Una carriera agonistica molto bella ed emozionante? «Non posso certo lamentarmi. Ho fatto molti sacrifici, ma ho avuto tante soddisfazioni». Sappiamo che molti piloti devono alle sue capacità di preparatore i loro successi.
«Il primo al quale diedi la mia collaborazione è stato Mariano Spadafora, poi Ferdinando Latteri, Piero Lo Piccolo, Salvatore Calascibetta, il barone Giorgio Inglese, Roberto Bordonaro e Bastiano Sansica. Come vede sono tanti amici siciliani. Forse ho dimenticato alcuni». Certo non può ricordarli tutti.
«Ora ricordo. Scriva pure Eugenio Bottoni e Armando Giammaria di Civitavecchia e Luca Gazzarri di Volterra». E i piloti sardi? «Il primo a cui ho preparato la macchina è stato Franco Locci e poi Sergio Farris». Soltanto due?

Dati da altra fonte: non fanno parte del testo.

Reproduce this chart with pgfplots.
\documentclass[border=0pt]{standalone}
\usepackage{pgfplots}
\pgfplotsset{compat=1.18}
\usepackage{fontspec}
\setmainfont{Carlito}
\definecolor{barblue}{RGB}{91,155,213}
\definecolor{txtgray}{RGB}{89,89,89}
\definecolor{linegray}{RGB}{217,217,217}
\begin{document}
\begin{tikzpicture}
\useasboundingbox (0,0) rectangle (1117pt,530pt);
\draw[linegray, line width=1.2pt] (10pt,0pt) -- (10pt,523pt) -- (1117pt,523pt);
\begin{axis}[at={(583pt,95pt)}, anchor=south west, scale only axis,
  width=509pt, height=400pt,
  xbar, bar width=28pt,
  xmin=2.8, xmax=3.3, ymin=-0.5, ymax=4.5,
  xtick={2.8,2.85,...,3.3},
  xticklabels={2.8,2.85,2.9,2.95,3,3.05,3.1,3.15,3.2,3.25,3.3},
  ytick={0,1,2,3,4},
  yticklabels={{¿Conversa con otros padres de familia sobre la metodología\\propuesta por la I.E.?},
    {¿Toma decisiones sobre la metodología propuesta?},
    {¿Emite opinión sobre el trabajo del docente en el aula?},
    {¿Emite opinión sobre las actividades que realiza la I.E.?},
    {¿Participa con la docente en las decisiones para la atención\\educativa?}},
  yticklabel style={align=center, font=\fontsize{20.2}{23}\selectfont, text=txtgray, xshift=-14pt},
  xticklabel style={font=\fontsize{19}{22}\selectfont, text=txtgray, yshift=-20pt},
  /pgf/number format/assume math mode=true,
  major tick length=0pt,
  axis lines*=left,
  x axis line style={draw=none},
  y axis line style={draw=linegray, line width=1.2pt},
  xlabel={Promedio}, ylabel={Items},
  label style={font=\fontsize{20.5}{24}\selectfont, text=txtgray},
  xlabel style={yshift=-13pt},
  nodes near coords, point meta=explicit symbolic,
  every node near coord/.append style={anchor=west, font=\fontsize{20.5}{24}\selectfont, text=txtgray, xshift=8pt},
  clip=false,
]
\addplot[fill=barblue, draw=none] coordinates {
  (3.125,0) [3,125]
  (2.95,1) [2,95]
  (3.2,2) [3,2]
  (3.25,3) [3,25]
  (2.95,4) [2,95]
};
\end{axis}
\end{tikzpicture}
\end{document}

«No. Anche Fulvio Maccio, Luigi Gilio, Aldo Sesti e Salvatore Giagu». Angelo Giliberti continua a preparare vetture, ma come già detto, non ha assolutamente l’intenzione di abbandonare del tutto le competizioni agonistiche come piIota. Nella sua officina ha costruito interamente delle macchine per i suoi affezionati clienti, nonché estimatori.
È soddisfatto della sua vita? «Ho fatto degli errori, pero ho vissuto come desideravo vivere. Non ho nessun rimpianto». Non poteva essere che così. Un vero campione come Angelo Giliberti, non può avere rimpianti. La sua «filosofia» di vita è stata, e sarà sempre, di un grande innamorato della meccanica amante del «rombo» dei motori.
Si trova molto bene in Sardegna dove ha tanti amici ed estimatori. Però, ed e giusto che sia così, gli manca molto l’ambiente dove e cresciuto. Auguri Angelo. IL mondo delle corse ti deve molto e ha ancora bisogno del tuo prezioso contributo.